A flood of top-end properties are hitting the market as businesspeople seek to leave France before stiff tax hikes hit, real estate agents and financial advisers say.
“It’s nearly a general panic. Some 400 to 500 residences worth more than 1 million euros [US$1.3 million] have come onto the Paris market,” said managers at Daniel Feau, a real-estate broker that specializes in high-end property.
While it is not yet on the scale of the exodus of rich French after the election of Socialist former president Francois Mitterrand in 1981, real estate agents said, the tax plans of France’s new Socialist President Francois Hollande are having a noticeable effect.
While the Socialists’ plan to raise the tax rate to 75 percent on income above 1 million euros per year has generated the most headlines, a sharp increase in taxes on capital gains from the sales of stock and company stakes is pushing most people to leave, according Didier Bugeon, head of the wealth manager Equance.
French entrepreneurs have complained vociferously against a proposal in the Socialist’s budget for next year to increase the capital gains tax on sales of company stakes, which they argue will kill the market for innovative start-up companies in France.
Entrepreneurs in the high-tech sector in particular often invest their own money and take low salaries in the hope they can later sell the company for a large sum.
They say a stiff increase in capital gains tax would remove incentives to do this in France. They also argue that capital has already been taxed several times in the making.
The government has since backtracked, and French Budget Minister Jerome Cahuzac pledged on Friday to return to the status quo when someone who has created a company seeks to sell it later.
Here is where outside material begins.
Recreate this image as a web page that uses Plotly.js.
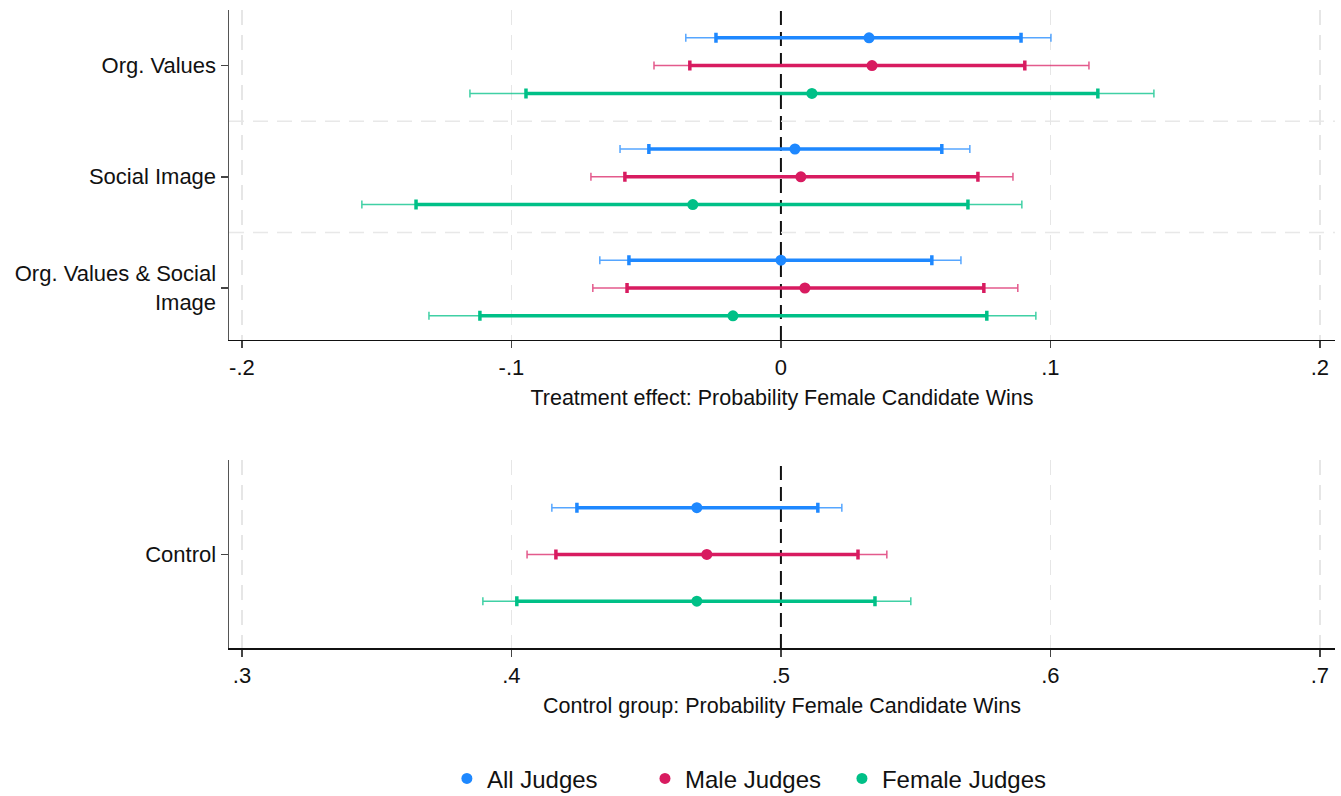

French officials are looking for ways to reduce the country’s excessive public deficit and debt, and Hollande won election on a platform of making the wealthy carry more of the load.
Bugeon said he was seeing start-up entrepreneurs looking to move their headquarters out of France and taking their families with them.
With the Internet “it is now possible to work in any corner of the world and come and spend one week a month in France,” said Thibault de Saint Vincent, president of Barnes France, the principal competitor to Daniel Feau.
Daniel Feau agreed that the profile of those who are leaving has changed, from the idle rich to “managers of major international corporations, entrepreneurs and investors much younger than previously who are scared of the marginal tax rate of 62.21 percent on sales of stock.”
The head of the French employers federation Medef, Laurence Parisot, has complained recently of emerging “anti-enterprise racism” in France.
No one is certain if the rush to the exit will continue, but Daniel Feau noted: “Nobody until now believed that the capital gains on shares would be taxed so high.”
It is not only the Paris region, more offers are coming onto the market in other areas of the country as well, the realtors added.
The preferred destinations of those leaving are London, New York and Geneva, as well as Canada, Israel and Singapore, said Laurent Demeure, head of Coldwell Banker France.
He said that Brussels remains a favorite of those older, who have already sold their business interests, and are looking to benefit from Belgium’s lighter taxation of trusts to pass on inheritances to their children.
“Next year to have dinner with friends, instead of a taxi I’ll more likely need to take the Thalys for Brussels or the Eurostar to London,” joked Demeure, referring to trains that link the three capitals.
He said he is currently receiving on average one request per day to appraise a luxury apartment or home.
As a result, in the previous two to three months the price of large Paris apartments had slid by 5 percent.
However, real estate agents do not expect a collapse, as the offers to sell still remain low and interest by foreign buyers firm.